### [SUPPLIED ENTRIES]
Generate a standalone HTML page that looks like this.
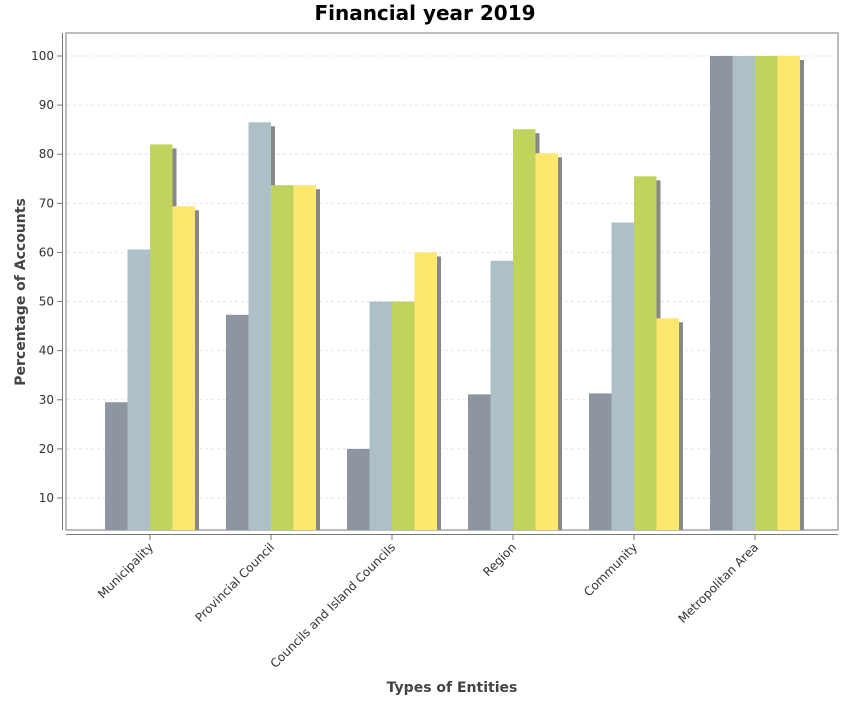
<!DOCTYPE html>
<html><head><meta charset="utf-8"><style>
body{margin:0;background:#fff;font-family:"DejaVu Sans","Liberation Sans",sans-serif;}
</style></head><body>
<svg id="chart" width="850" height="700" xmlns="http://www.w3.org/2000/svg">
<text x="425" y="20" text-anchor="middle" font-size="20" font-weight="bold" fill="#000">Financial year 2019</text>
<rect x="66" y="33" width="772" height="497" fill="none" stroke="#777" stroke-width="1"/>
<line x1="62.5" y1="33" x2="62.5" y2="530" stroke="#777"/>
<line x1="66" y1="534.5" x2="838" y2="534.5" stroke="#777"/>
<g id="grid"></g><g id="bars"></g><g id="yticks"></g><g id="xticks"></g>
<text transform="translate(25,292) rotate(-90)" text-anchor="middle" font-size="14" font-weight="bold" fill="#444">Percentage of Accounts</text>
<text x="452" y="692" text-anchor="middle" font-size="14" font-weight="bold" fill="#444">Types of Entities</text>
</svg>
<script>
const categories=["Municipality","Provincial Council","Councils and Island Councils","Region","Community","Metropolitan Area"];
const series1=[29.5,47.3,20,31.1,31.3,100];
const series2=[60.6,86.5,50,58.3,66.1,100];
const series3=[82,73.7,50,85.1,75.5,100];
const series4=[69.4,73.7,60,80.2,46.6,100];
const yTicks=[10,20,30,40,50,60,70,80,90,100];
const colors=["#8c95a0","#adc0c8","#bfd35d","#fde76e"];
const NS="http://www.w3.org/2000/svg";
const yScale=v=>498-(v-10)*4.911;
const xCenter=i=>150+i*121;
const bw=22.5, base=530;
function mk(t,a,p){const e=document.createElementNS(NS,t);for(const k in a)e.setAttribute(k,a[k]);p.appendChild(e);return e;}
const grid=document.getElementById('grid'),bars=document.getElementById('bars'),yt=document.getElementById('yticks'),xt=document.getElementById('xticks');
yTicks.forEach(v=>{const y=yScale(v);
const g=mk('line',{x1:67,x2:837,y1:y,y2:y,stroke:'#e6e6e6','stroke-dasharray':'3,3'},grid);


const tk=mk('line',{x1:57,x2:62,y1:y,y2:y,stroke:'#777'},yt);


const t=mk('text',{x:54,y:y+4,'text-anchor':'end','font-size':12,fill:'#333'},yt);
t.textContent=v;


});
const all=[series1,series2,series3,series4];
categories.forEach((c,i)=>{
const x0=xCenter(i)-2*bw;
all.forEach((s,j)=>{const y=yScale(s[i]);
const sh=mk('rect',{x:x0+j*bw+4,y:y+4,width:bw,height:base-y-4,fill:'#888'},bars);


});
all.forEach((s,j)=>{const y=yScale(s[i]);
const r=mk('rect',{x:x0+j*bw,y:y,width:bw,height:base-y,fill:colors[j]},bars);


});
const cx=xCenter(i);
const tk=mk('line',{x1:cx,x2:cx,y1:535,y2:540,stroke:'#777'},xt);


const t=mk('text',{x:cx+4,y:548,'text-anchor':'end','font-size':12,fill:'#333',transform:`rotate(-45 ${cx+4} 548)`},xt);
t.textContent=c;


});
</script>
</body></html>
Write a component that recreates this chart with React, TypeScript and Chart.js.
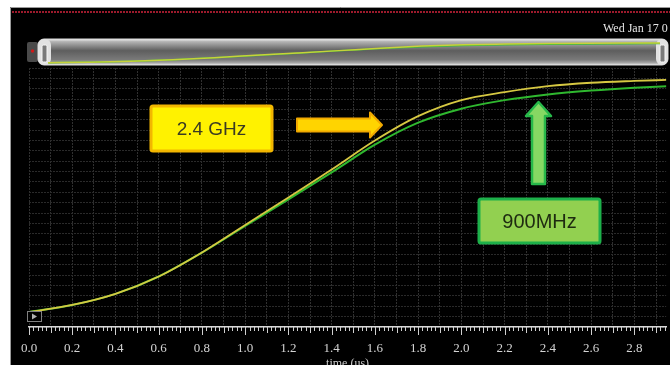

### [EXERCISE GOAL]
Copy every line of the listing containing the string "this".

### [SOLUTION]
Generate a standalone HTML page that looks like this.
Write a component that recreates this chart with React, TypeScript and Chart.js.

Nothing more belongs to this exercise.